One day, though, Ted’s wife, Sally, fearing that the chronic moisture would eventually bring the bathroom wallpaper in their old house down around Ted’s head, told her husband to take his aerobics outside. “She finally got tired of it,” remembered Noble, “and she told me: ‘Go run.’ And so I did. I went out the door and ran across the flats, and that’s how it started.”

 

IN A FEW short years, Noble transformed himself into one of the top distance runners in the Pacific Northwest, a distinction he held for nearly three decades. His name has appeared in countless newspaper and magazine articles. He’s run 5Ks, 10Ks, half-marathons and whole ones. He has a garage lined with plaques and trophies, sacks full of old race T-shirts and top-place ribbons. There’s a framed photo of a star runner from the University of Washington, personally inscribed to Ted — “I ran until I puked,” the young man has written. “I always told the kids I trained, ‘Run until you puke, and then run in it,’” explained Ted.  Brooks Running, the popular shoe company, once named Noble their Northwest Runner of the Month. Well into his middle age, Noble could still swing a sub-5-minute mile and he once placed third in his division in a 36,000-person race in Spokane. He also holds the course record for a 5K run along Washington State’s Grand Coulee Dam, which spans the panoramic width of the great Columbia River. “In the misty crystal glitter of that wild and windward spray” — there’s a song by Woody Guthrie about the Grand Coulee Dam.

 

BUT TED’S real distinction lies in what he’s given back. For the last four decades, working mainly in the Marysville, Washington, area, Ted Noble has acted as a volunteer coach, mentoring hundreds, maybe thousands, of student-athletes in the rigors of the sport that he knows best.

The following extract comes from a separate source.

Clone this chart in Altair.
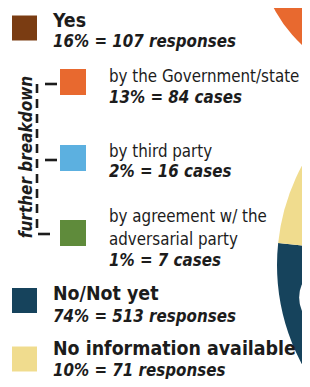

He set up training schedules for these young runners. He marked courses. He was there to hug the athletes after a tough meet or sing their praises when they’d done well. He helped send a number of runners to sports camps. He arranged for the purchase of a racing wheelchair for one disabled high school girl who wanted to join the cross-country team. He coached all of his runners through the five stages of racing: the warm-up, the first length, the middle, the finish line, the cool-down. Know yourself, know the course — that was the thrust of Ted’s advice. They called him the “godfather of running” at Marysville-Pilchuck High School.

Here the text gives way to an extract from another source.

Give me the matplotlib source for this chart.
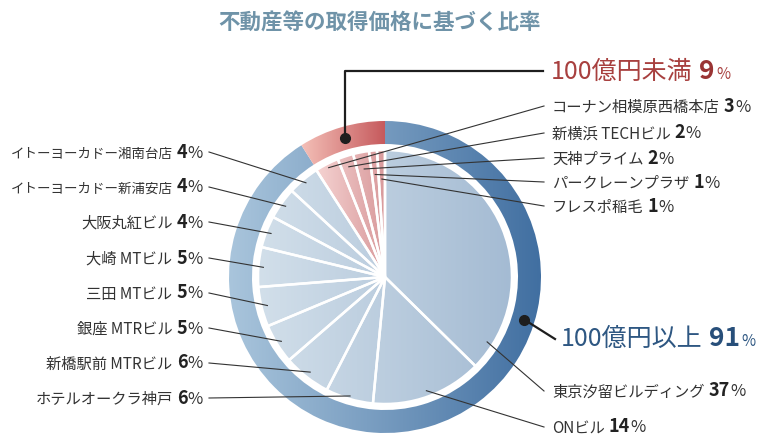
import numpy as np
import matplotlib
matplotlib.use('Agg')
import matplotlib.pyplot as plt
from matplotlib.colors import LinearSegmentedColormap

plt.rcParams['font.family'] = ['Noto Sans CJK JP', 'DejaVu Sans']

### data
title = '不動産等の取得価格に基づく比率'
group_names = ['100億円以上', '100億円未満']
group_pct = [91, 9]

big_names = ['東京汐留ビルディング', 'ONビル', 'ホテルオークラ神戸', '新橋駅前 MTRビル',
             '銀座 MTRビル', '三田 MTビル', '大崎 MTビル', '大阪丸紅ビル',
             'イトーヨーカドー新浦安店', 'イトーヨーカドー湘南台店']
big_pct = [37, 14, 6, 6, 5, 5, 5, 4, 4, 4]

small_names = ['コーナン相模原西橋本店', '新横浜 TECHビル', '天神プライム',
               'パークレーンプラザ', 'フレスポ稲毛']
small_pct = [3, 2, 2, 1, 1]

### layout (pixels, y down)
W, H = 766, 438
cx, cy = 385, 277
R_in, R_out, ring_w = 127, 156, 23

fig = plt.figure(figsize=(W / 100, H / 100), dpi=100)
ax = fig.add_axes([0, 0, 1, 1])
grad = np.linspace(0, 1, 256).reshape(1, -1)


def gradient_fill(wedges, c_left, c_right, x0, x1):
    cmap = LinearSegmentedColormap.from_list('g', [c_left, c_right])
    for w in wedges:
        w.set_facecolor('none')
        im = ax.imshow(grad, cmap=cmap, extent=(x0, x1, cy + R_out, cy - R_out),
                       aspect='auto', interpolation='bilinear', zorder=1)
        im.set_clip_path(w)


def anchor(w, frac, r):
    th = np.radians(w.theta1 + frac * (w.theta2 - w.theta1))
    return cx + r * np.cos(th), cy + r * np.sin(th)


# outer ring (clockwise from 12 o'clock on the flipped axis)
ring, _ = ax.pie(group_pct, radius=R_out, center=(cx, cy), startangle=-90,
                 counterclock=True, wedgeprops=dict(width=ring_w, linewidth=0, zorder=2))
gradient_fill([ring[0]], '#a9c5dc', '#416fa1', cx - R_out, cx + R_out)
x_red = cx + R_out * np.cos(np.radians(ring[1].theta1))
gradient_fill([ring[1]], '#f4c0b8', '#c65a5d', x_red, cx)

# inner pie
inner, _ = ax.pie(big_pct + small_pct, radius=R_in, center=(cx, cy), startangle=-90,
                  counterclock=True,
                  wedgeprops=dict(linewidth=1.8, edgecolor='white', zorder=2))
blue_w = inner[:len(big_pct)]
red_w = inner[len(big_pct):]
gradient_fill(blue_w, '#d2dfea', '#a4bbd3', cx - R_in, cx + R_in)
x_red_in = cx + R_in * np.cos(np.radians(red_w[0].theta1))
gradient_fill(red_w, '#f5d3d2', '#d99a9c', x_red_in, cx)

ax.set_aspect('auto')
ax.set_xlim(0, W)
ax.set_ylim(H, 0)
ax.axis('off')

renderer = fig.canvas.get_renderer()


def rich(x, y, parts, align='left', max_w=None):
    items = []
    total = 0
    for gap, s, size, weight, color in parts:
        t = ax.text(0, y, s, fontsize=size, fontweight=weight, color=color,
                    va='baseline', ha='left', zorder=5)
        w = gap + t.get_window_extent(renderer).width
        items.append([gap, t, w])
        total += w
    # squeeze the name (first part) when the line would run off the figure
    if max_w is not None and total > max_w:
        t0 = items[0][1]
        t0.set_fontsize(parts[0][2] * (items[0][2] - (total - max_w)) / items[0][2])
        new_w = t0.get_window_extent(renderer).width
        total += new_w - items[0][2]
        items[0][2] = new_w
    cur = x if align == 'left' else x - total
    for gap, t, w in items:
        t.set_x(cur + gap)
        cur += w


def label(x, yc, name, pct, align, max_w=None):
    rich(x, yc + 5.5, [(0, name, 11, 'normal', '#333333'),
                       (4, str(pct), 13, 'bold', '#222222'),
                       (0.5, '%', 12, 'normal', '#333333')], align, max_w)


line_kw = dict(color='#333333', lw=0.8, zorder=4)

# right-hand labels of the big slices
big_right_y = [391, 427]
big_frac = [0.91, 0.5]
for i, yc in enumerate(big_right_y):
    px, py = anchor(blue_w[i], big_frac[i], 121)
    ax.plot([px, 544], [py, yc], **line_kw)
    label(552, yc, big_names[i], big_pct[i], 'left')

# left-hand labels
left_y = [398, 363, 328, 293, 258, 222, 187, 152]
left_r = [124, 121, 122, 121, 122, 122, 122, 123]
for k, yc in enumerate(left_y):
    i = k + 2
    px, py = anchor(blue_w[i], 0.5, left_r[k])
    ax.plot([209, px], [yc, py], **line_kw)
    label(203, yc, big_names[i], big_pct[i], 'right', max_w=192)

# small (red) slices
small_y = [106, 133, 158, 182, 206]
small_r = [123, 116, 110, 103, 98]
for i, yc in enumerate(small_y):
    px, py = anchor(red_w[i], 0.5, small_r[i])
    ax.plot([px, 544], [py, yc], **line_kw)
    label(552, yc, small_names[i], small_pct[i], 'left')

# group callouts
dot_kw = dict(color='#1e1e1e', lw=1.6, zorder=6)
dx, dy = anchor(ring[1], 0.5, 145)
ax.plot([dx, dx, 543], [dy, 70.5, 70.5], **dot_kw)
ax.plot(dx, dy, 'o', color='#1e1e1e', ms=7, zorder=7)
red_txt = '#a8403f'
rich(551, 79, [(0, group_names[1], 18, 'normal', red_txt),
               (6, str(group_pct[1]), 19, 'bold', '#9a3434'),
               (2, '%', 11, 'normal', red_txt)])

bx, by = anchor(ring[0], 107 / 327.6, 145.5)
ax.plot([bx, 555], [by, 339], **dot_kw)
ax.plot(bx, by, 'o', color='#1e1e1e', ms=7, zorder=7)
blue_txt = '#2e5782'
rich(561, 346, [(0, group_names[0], 18, 'normal', blue_txt),
                (6, str(group_pct[0]), 19, 'bold', '#284f7a'),
                (2, '%', 11, 'normal', blue_txt)])

ax.text(380, 23, title, ha='center', va='center', fontsize=15.5,
        fontweight='bold', color='#6f93a8')

fig.savefig('out.png', dpi=100)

When Noble retired from Boeing, the local school district awarded the honorary running coach a varsity letter for his service to the community. When he and Sally came to Kansas nearly 20 years ago — to be closer to Sally’s family and to the couple’s daughter — Noble arrived with one letter of introduction after another, each document laden with enough praise to make a dead man blush.

In other words, everybody loves Ted.